Brian Ingram, who is now 34 years old, came across a buried bundle of twenty-dollar bills in 1980 while camping with his family on the banks of the Columbia River in Washington state.
“We were going to make a campfire,” Ingram said during a telephone interview. “My dad was getting ready to put the wood down, and I was smoothing the sand. That’s when I found what felt like old newspaper.”
Nine years earlier, a man who came to be known only as “D.B. Cooper” hijacked a Northwest Orient flight from Portland to Seattle and threatened to blow it up unless he received $200,000 cash and four parachutes. When the plane landed in Seattle, he released all of the passengers but ordered the pilots to take him back into the air with his money and parachutes. Then, in the midst of harsh winds and freezing rain, the man jumped off the plane with his booty and was never seen again. The crime remains one of the great unsolved mysteries of modern times.
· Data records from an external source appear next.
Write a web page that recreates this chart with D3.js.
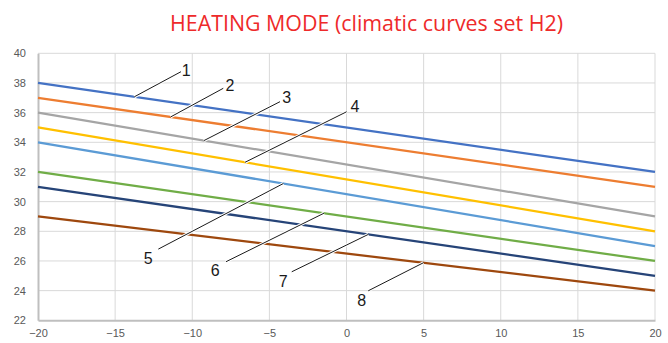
<!DOCTYPE html>
<html><head><meta charset="utf-8">
<script src="https://cdn.jsdelivr.net/npm/d3@7"></script>
<style>body{margin:0;background:#fff}svg{display:block}</style>
</head><body>
<svg id="c" width="668" height="343"></svg>
<script>
const xValues = [-20, 20];
const seriesNames = ["1","2","3","4","5","6","7","8"];
const seriesStart = [38, 37, 36, 35, 34, 32, 31, 29];
const seriesEnd = [32, 31, 29, 28, 27, 26, 25, 24];
const seriesColors = ["#4472C4","#ED7D31","#A5A5A5","#FFC000","#5B9BD5","#70AD47","#264478","#9E480E"];
const xTicks = [-20, -15, -10, -5, 0, 5, 10, 15, 20];
const yTicks = [22, 24, 26, 28, 30, 32, 34, 36, 38, 40];
// annotation leaders: anchor x on the curve, leader end (x,y), label (x,y) in data units
const annAnchorX = [-13.76, -11.40, -9.24, -6.58, -4.10, -1.46, 1.41, 4.98];
const annEnd = [[-10.73,38.76],[-7.99,37.64],[-4.31,36.74],[0.01,36.06],[-12.2,26.80],[-7.81,25.95],[-3.55,25.27],[1.41,23.99]];
const annLabel = [[-10.40,38.87],[-7.55,37.86],[-3.88,37.0],[0.55,36.4],[-12.85,26.18],[-8.52,25.39],[-4.10,24.6],[0.99,23.36]];
const title = "HEATING MODE (climatic curves set H2)";

const svg = d3.select("#c");
const x = d3.scaleLinear().domain([-20, 20]).range([38, 655]);
const y = d3.scaleLinear().domain([22, 40]).range([320.3, 53.3]);

// gridlines
svg.append("g").selectAll("line.h").data(yTicks.slice(1)).join("line")
  .attr("x1", x(-20)).attr("x2", x(20)).attr("y1", d => y(d)).attr("y2", d => y(d))
  .attr("stroke", "#d9d9d9").attr("stroke-width", 1);
svg.append("g").selectAll("line.v").data(xTicks.slice(1)).join("line")
  .attr("x1", d => x(d)).attr("x2", d => x(d)).attr("y1", y(22)).attr("y2", y(40))
  .attr("stroke", "#d9d9d9").attr("stroke-width", 1);

// axes
const yAxis = svg.append("g").attr("transform", `translate(${x(-20)},0)`)
  .call(d3.axisLeft(y).tickValues(yTicks).tickSize(0).tickPadding(12));
const xAxis = svg.append("g").attr("transform", `translate(0,${y(22)})`)
  .call(d3.axisBottom(x).tickValues(xTicks).tickSize(0).tickPadding(9));
[yAxis, xAxis].forEach(g => {
  g.select(".domain").attr("stroke", "#bfbfbf").attr("stroke-width", 2);
  g.selectAll("text").attr("fill", "#595959").attr("font-family", "Liberation Sans, Arial, sans-serif").attr("font-size", 11);
});

// series
const data = seriesNames.map((n, i) => ({name: n, pts: [[xValues[0], seriesStart[i]], [xValues[1], seriesEnd[i]]], color: seriesColors[i]}));
const line = d3.line().x(d => x(d[0])).y(d => y(d[1]));
svg.append("g").selectAll("path").data(data).join("path")
  .attr("d", d => line(d.pts)).attr("fill", "none")
  .attr("stroke", d => d.color).attr("stroke-width", 2.25);

// annotations
const valAt = (i, xv) => seriesStart[i] + (seriesEnd[i] - seriesStart[i]) * (xv - xValues[0]) / (xValues[1] - xValues[0]);
const ann = svg.append("g");
seriesNames.forEach((n, i) => {
  const ax = x(annAnchorX[i]), ay = y(valAt(i, annAnchorX[i]));
  const ex = x(annEnd[i][0]), ey = y(annEnd[i][1]);
  ann.append("line").attr("x1", ax).attr("y1", ay).attr("x2", ex).attr("y2", ey)
    .attr("stroke", "#fff").attr("stroke-width", 3);
  ann.append("line").attr("x1", ax).attr("y1", ay).attr("x2", ex).attr("y2", ey)
    .attr("stroke", "#000").attr("stroke-width", 0.9);
  ann.append("text").attr("x", x(annLabel[i][0])).attr("y", y(annLabel[i][1]))
    .attr("text-anchor", "middle").attr("dominant-baseline", "central")
    .attr("font-family", "Liberation Sans, Arial, sans-serif").attr("font-size", 16).attr("fill", "#1a1a1a")
    .text(n);
});

// title
svg.append("text").attr("x", 366.5).attr("y", 31).attr("text-anchor", "middle")
  .attr("font-family", "Open Sans, sans-serif").attr("font-size", 21).attr("fill", "#ee2a2a")
  .attr("textLength", 393).attr("lengthAdjust", "spacingAndGlyphs")
  .text(title);
</script>
</body></html>
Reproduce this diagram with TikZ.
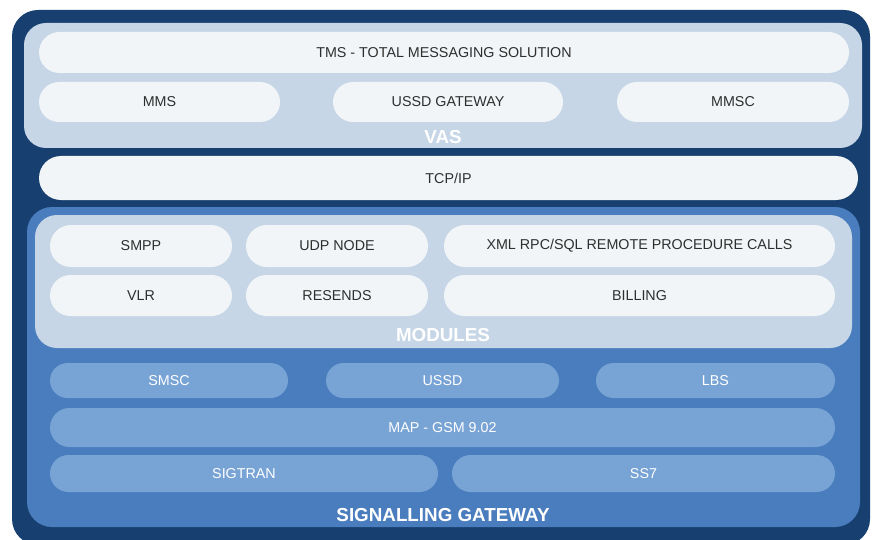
\documentclass[tikz,border=0pt]{standalone}
\usepackage{fontspec}
\setmainfont{Liberation Sans}
\definecolor{navy}{HTML}{173F70}
\definecolor{midblue}{HTML}{4A7DBE}
\definecolor{panel}{HTML}{C6D6E6}
\definecolor{pillwhite}{HTML}{F1F5F7}
\definecolor{pillblue}{HTML}{78A3D5}
\definecolor{txtdark}{HTML}{2E2E2E}
\tikzset{
  box/.style={draw=none, rectangle, inner sep=0pt, outer sep=0pt},
  lightpill/.style={box, fill=pillwhite, text=txtdark, font=\fontsize{14.3}{16}\selectfont},
  bluepill/.style={box, fill=pillblue, text=white, font=\fontsize{14.3}{16}\selectfont},
  title/.style={inner sep=0pt, text=white, font=\fontsize{18.8}{20}\selectfont\bfseries},
}
\begin{document}
\begin{tikzpicture}[x=1pt,y=-1pt]
\useasboundingbox (0,0) rectangle (872,540);
% outer panel
\node[box, fill=navy, minimum width=858, minimum height=535, rounded corners=26] (outer) at (441,277.5) {};
% VAS panel
\node[box, fill=panel, minimum width=838, minimum height=125, rounded corners=22] (vas) at (443,85.5) {};
\node[lightpill, minimum width=810, minimum height=41, rounded corners=20.5] (tms) at (444,52.5) {TMS - TOTAL MESSAGING SOLUTION};
\node[lightpill, minimum width=241, minimum height=40, rounded corners=20] (mms) at (159.5,102) {MMS};
\node[lightpill, minimum width=230, minimum height=40, rounded corners=20] (ussdgw) at (448,102) {USSD GATEWAY};
\node[lightpill, minimum width=232, minimum height=40, rounded corners=20] (mmsc) at (733,102) {MMSC};
\node[title] (vaslabel) at (443,137) {VAS};
% TCP/IP
\node[lightpill, minimum width=819, minimum height=44, rounded corners=22] (tcpip) at (448.5,178) {TCP/IP};
% signalling gateway panel
\node[box, fill=midblue, minimum width=833, minimum height=320, rounded corners=25] (sig) at (443.5,367) {};
% modules panel
\node[box, fill=panel, minimum width=817, minimum height=133, rounded corners=22] (modules) at (443.5,281.5) {};
\node[lightpill, minimum width=182, minimum height=42, rounded corners=21] (smpp) at (141,246) {SMPP};
\node[lightpill, minimum width=182, minimum height=42, rounded corners=21] (udp) at (337,246) {UDP NODE};
\node[lightpill, minimum width=391, minimum height=42, rounded corners=21] (xml) at (639.5,246) {XML RPC/SQL REMOTE PROCEDURE CALLS};
\node[lightpill, minimum width=182, minimum height=41, rounded corners=20.5] (vlr) at (141,295.5) {VLR};
\node[lightpill, minimum width=182, minimum height=41, rounded corners=20.5] (resends) at (337,295.5) {RESENDS};
\node[lightpill, minimum width=391, minimum height=41, rounded corners=20.5] (billing) at (639.5,295.5) {BILLING};
\node[title] (modlabel) at (443,335) {MODULES};
% signalling pills
\node[bluepill, minimum width=238, minimum height=35, rounded corners=17.5] (smsc) at (169,380.5) {SMSC};
\node[bluepill, minimum width=233, minimum height=35, rounded corners=17.5] (ussd) at (442.5,380.5) {USSD};
\node[bluepill, minimum width=239, minimum height=35, rounded corners=17.5] (lbs) at (715.5,380.5) {LBS};
\node[bluepill, minimum width=785, minimum height=39, rounded corners=19.5] (map) at (442.5,427.5) {MAP - GSM 9.02};
\node[bluepill, minimum width=388, minimum height=37, rounded corners=18.5] (sigtran) at (244,473.5) {SIGTRAN};
\node[bluepill, minimum width=383, minimum height=37, rounded corners=18.5] (ss7) at (643.5,473.5) {SS7};
\node[title] (siglabel) at (443,515) {SIGNALLING GATEWAY};
\end{tikzpicture}
\end{document}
So when the eight-year-old Ingram dug up the stash of twenties, he unwittingly came to possess the only material evidence in a case that had stymied the F.B.I.
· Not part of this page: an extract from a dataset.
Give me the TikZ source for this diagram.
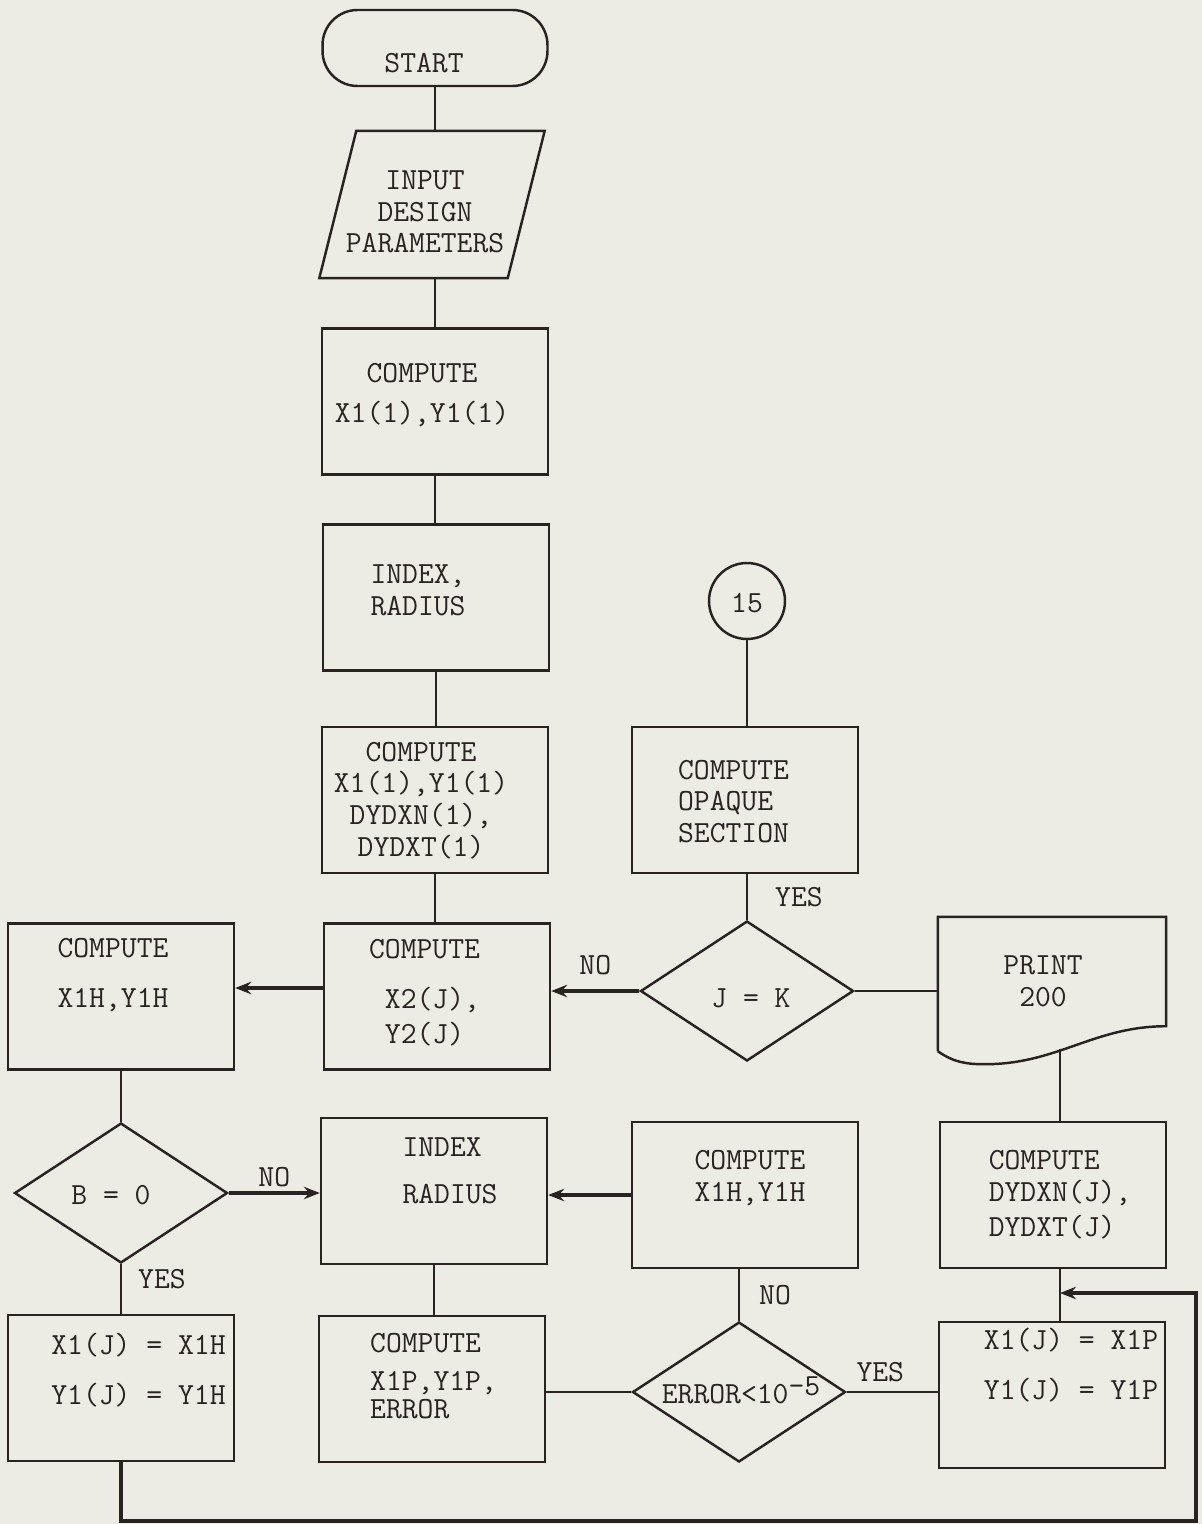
\documentclass[tikz,border=0pt]{standalone}
\usepackage{fontspec}
\usetikzlibrary{shapes.geometric,arrows.meta,positioning}
\definecolor{paper}{RGB}{236,236,228}
\definecolor{ink}{RGB}{40,34,32}
\begin{document}
\begin{tikzpicture}[x=0.02cm, y=-0.02cm, line width=1.4pt, color=ink]
    \tikzstyle{box} = [draw, rectangle, minimum width=4.52cm, minimum height=2.92cm, inner sep=0pt]
    \tikzstyle{dec} = [draw, diamond, minimum width=4.26cm, minimum height=2.8cm, inner sep=0pt]
    \tikzstyle{term} = [draw, rectangle, rounded corners=0.7cm, minimum width=4.5cm, minimum height=1.52cm]
    \tikzstyle{conn} = [draw, circle, minimum size=1.52cm, inner sep=0pt]
    \tikzstyle{blank} = [rectangle, inner sep=0pt]
    \tikzstyle{txt} = [font=\ttfamily\fontsize{17.5}{18}\selectfont, inner sep=0pt, align=center]
    \tikzstyle{ltxt} = [txt, align=left]
    \tikzstyle{lbl} = [font=\ttfamily\fontsize{17.5}{18}\selectfont, inner sep=0pt]
    \tikzstyle{arr} = [-{Stealth[length=9pt,width=7pt]}, line width=1.8pt]
    \fill[paper] (0,0) rectangle (1202,1524);
    % main column
    \node[term] (start) at (435,48) {};
    \node[txt] (startt) at (424,63) {START};
    \node[blank, minimum width=3.72cm, minimum height=2.9cm] (inp) at (432,204.5) {};
    \draw ([xshift=0.37cm]inp.north west) -- ([xshift=0.37cm]inp.north east)
      -- ([xshift=-0.37cm]inp.south east) -- ([xshift=-0.37cm]inp.south west) -- cycle;
    \node[txt] (inpt) at (425,212) {INPUT\\DESIGN\\PARAMETERS};
    \node[box] (b1) at (435,401.5) {};
    \node[txt] (b1t) at (422,395) {COMPUTE\\[4.8pt]X1(1),Y1(1)};
    \node[box] (b2) at (436,597.5) {};
    \node[ltxt] (b2t) at (418,590) {INDEX,\\RADIUS};
    \node[box] (b3) at (435,800) {};
    \node[txt] (b3t) at (421,800.5) {COMPUTE\\X1(1),Y1(1)\\DYDXN(1),\\DYDXT(1)};
    \node[box] (b4) at (437,996.5) {};
    \node[ltxt] (b4t) at (424.5,992.5) {COMPUTE\\[10.5pt]\hphantom{X}X2(J),\\[2pt]\hphantom{X}Y2(J)};
    % left column
    \node[box] (b5) at (121,996.5) {};
    \node[txt] (b5t) at (113,975) {COMPUTE\\[10.5pt]X1H,Y1H};
    \node[dec] (dB) at (121,1193) {};
    \node[txt] (dBt) at (111,1195) {B = 0};
    \node[box] (b7) at (121,1388) {};
    \node[txt] (b7t) at (138.5,1370) {X1(J) = X1H\\[10.5pt]Y1(J) = Y1H};
    % lower row
    \node[box] (b6) at (434,1191) {};
    \node[ltxt] (b6t) at (450,1171) {INDEX\\[8.8pt]RADIUS};
    \node[box] (b8) at (432,1389) {};
    \node[ltxt] (b8t) at (433.5,1376) {COMPUTE\\[4pt]X1P,Y1P,\\[-2pt]ERROR};
    \node[dec] (dE) at (739,1392) {};
    \node[txt] (dEt) at (741,1390) {ERROR<10\raisebox{0.25em}{-5}};
    \node[box] (b9) at (745,1195) {};
    \node[ltxt] (b9t) at (750,1178) {COMPUTE\\X1H,Y1H};
    \node[box] (b10) at (1052,1395) {};
    \node[txt] (b10t) at (1071,1365) {X1(J) = X1P\\[10.5pt]Y1(J) = Y1P};
    \node[box] (b11) at (1053,1195) {};
    \node[ltxt] (b11t) at (1060,1195) {COMPUTE\\DYDXN(J),\\[2pt]DYDXT(J)};
    % right part
    \node[conn] (c15) at (747,601) {};
    \node[txt] (c15t) at (747,603) {15};
    \node[box] (b12) at (745,800) {};
    \node[ltxt] (b12t) at (733.5,801.5) {COMPUTE\\OPAQUE\\SECTION};
    \node[dec] (dJ) at (747,991) {};
    \node[txt] (dJt) at (751,998) {J = K};
    \node[blank, minimum width=4.52cm, minimum height=2.64cm] (prt) at (1052,984) {};
    \draw (prt.south west) -- (prt.north west) -- (prt.north east) -- ([yshift=0.5cm]prt.south east)
      to[out=180,in=0] ([xshift=-1.34cm,yshift=-0.26cm]prt.south) to[out=180,in=-35] (prt.south west);
    \node[txt] (prtt) at (1043,981) {PRINT\\200};
    \coordinate (prtb) at ([xshift=0.16cm,yshift=0.05cm]prt.south);
    \coordinate (join) at (prtb |- 0,1293);
    \coordinate (loopr) at (1196,1521);
    % connectors
    \draw (start.south) -- (start.south |- inp.north);
    \draw (inp.south -| b1.north) -- (b1.north);
    \draw (b1.south) -- (b1.south |- b2.north);
    \draw (b2.south) -- (b2.south |- b3.north);
    \draw (b3.south) -- (b3.south |- b4.north);
    \draw[arr] ([yshift=0.17cm]b4.west) -- ([yshift=0.17cm]b4.west -| b5.east);
    \draw (b5.south) -- (dB.north);
    \draw[arr] (dB.east) -- node[lbl, above=0.1cm] {NO} (dB.east -| b6.west);
    \draw (dB.south) -- node[lbl, right=0.32cm, pos=0.3] {YES} (b7.north);
    \draw (b6.south) -- (b6.south |- b8.north);
    \draw (dE.west -| b8.east) -- (dE.west);
    \draw (dE.east) -- node[lbl, above=0.18cm, xshift=-0.24cm] {YES} (dE.east -| b10.west);
    \draw[arr] (b9.west) -- (b9.west -| b6.east);
    \draw (b9.south -| dE.north) -- node[lbl, right=0.38cm] {NO} (dE.north);
    \draw (c15.south) -- (c15.south |- b12.north);
    \draw (dJ.north |- b12.south) -- node[lbl, right=0.54cm] {YES} (dJ.north);
    \draw[arr] (dJ.west) -- node[lbl, above=0.3cm] {NO} (dJ.west -| b4.east);
    \draw (dJ.east) -- (dJ.east -| prt.west);
    \draw (prtb) -- (prtb |- b11.north);
    \draw (prtb |- b11.south) -- (prtb |- b10.north);
    \draw[arr] (b7.south) |- (loopr) |- (join);
\end{tikzpicture}
\end{document}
His parents contacted the local police and read off the serial numbers from the bills, which matched those given to D.B. Cooper. The F.B.I. then took custody of the money until 1986, when a court divided it among Ingram, the F.B.I., and Northwest Airlines and its insurance company. Of the $5,800 he found, Ingram was allowed to keep almost $3,000.
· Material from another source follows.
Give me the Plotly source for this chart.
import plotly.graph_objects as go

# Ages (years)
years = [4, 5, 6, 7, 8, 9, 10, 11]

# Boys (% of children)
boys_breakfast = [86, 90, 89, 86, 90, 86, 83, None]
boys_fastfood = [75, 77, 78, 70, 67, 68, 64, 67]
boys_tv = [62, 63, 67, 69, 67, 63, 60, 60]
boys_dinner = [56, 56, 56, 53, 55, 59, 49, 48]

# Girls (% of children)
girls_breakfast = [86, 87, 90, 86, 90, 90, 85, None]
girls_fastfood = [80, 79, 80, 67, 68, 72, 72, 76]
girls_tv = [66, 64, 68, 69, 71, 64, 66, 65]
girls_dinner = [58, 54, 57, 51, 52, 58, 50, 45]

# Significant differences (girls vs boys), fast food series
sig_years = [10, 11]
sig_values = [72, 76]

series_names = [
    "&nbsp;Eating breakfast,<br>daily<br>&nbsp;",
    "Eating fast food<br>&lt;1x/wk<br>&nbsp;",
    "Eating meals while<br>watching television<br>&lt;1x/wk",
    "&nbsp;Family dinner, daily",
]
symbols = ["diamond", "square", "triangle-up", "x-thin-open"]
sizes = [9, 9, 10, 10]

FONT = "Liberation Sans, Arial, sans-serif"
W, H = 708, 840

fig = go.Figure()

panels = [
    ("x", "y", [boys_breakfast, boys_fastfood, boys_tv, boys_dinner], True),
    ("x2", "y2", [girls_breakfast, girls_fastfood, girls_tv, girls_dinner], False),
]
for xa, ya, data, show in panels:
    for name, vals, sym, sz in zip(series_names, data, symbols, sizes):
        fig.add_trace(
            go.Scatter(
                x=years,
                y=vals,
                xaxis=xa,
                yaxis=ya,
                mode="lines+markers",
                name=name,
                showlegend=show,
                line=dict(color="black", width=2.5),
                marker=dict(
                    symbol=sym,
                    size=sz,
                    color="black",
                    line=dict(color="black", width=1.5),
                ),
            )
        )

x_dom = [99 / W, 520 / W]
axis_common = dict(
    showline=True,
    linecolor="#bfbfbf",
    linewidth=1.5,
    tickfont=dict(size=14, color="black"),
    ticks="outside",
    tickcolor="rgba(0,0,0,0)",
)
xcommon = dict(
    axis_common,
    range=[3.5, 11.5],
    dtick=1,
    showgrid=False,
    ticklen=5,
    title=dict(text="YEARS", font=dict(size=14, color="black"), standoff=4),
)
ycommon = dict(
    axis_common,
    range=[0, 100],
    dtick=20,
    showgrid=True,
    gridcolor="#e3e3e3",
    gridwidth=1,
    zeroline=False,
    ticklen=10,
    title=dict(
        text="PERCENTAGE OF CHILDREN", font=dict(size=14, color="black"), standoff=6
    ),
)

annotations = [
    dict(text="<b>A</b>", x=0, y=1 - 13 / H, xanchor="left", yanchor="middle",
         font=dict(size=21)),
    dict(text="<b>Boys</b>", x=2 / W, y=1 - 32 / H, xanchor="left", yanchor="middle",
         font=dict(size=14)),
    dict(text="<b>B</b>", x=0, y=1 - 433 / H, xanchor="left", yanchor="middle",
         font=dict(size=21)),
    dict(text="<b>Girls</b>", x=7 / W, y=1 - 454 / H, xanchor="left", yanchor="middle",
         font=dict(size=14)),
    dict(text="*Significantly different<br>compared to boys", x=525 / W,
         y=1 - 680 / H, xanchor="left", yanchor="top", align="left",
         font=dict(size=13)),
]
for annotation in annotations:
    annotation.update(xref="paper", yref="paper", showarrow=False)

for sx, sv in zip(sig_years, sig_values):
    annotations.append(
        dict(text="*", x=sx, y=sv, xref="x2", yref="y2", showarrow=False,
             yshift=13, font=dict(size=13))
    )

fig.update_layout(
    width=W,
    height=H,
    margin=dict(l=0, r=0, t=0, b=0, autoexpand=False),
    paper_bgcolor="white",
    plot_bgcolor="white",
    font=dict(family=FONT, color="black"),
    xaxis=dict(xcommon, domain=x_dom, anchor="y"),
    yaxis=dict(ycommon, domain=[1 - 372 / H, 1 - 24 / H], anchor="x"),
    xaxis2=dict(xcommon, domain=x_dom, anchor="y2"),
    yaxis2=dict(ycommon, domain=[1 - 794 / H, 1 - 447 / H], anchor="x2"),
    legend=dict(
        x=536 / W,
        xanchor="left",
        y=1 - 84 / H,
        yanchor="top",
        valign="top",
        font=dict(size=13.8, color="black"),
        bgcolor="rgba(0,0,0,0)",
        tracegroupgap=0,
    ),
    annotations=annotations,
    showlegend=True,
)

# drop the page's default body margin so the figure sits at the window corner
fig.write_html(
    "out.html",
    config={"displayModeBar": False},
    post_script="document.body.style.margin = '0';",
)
By that time, the bills had substantially deteriorated and were valuable mainly as souvenirs from a famous episode in history. Ingram moved to Mena 12 years ago because he has family in the area, and he kept the money in a safe-deposit box at a local bank.
Now he is looking to sell it to collectors, and he is retaining as counsel Danny Thrailkill, a Mena attorney who is best known for securing the largest verdict in an Arkansas nursing home case.
“I just think it is time to do something with them,” Ingram said, pointing out that he is settling down and starting a family. “Our family had time to hold on to them for a while and look back on it. It’s just time to let the public know about them.”
Ingram is selling the entirety of the bills with readable serial numbers, which includes only 15 “whole bills,” which are deteriorated around the edges, and 10 “half-bills,” which are further gone. He will keep the rest of the money, which amounts to scraps of paper resembling confetti.
Thrailkill would not provide an estimate of what the sale would net, saying only that he is “in the process of obtaining authentication and valuation documents,” and “looking at several auction houses and private investors.”
The prospects for big money should be good, judging from the continued interest in the case. D.B. Cooper’s exploits have been the subject of a movie and countless television programs and news articles through the present day. Ingram says that, over the years, he has been contacted by People magazine, the Discovery Channel and other media.
“It’s a defining part of my life,” he said.
Interestingly, there is another Arkansas connection to the D.B. Cooper episode. The county sheriff who led the manhunt in Washington state retired to Montgomery County years ago and his widow still lives in Norman.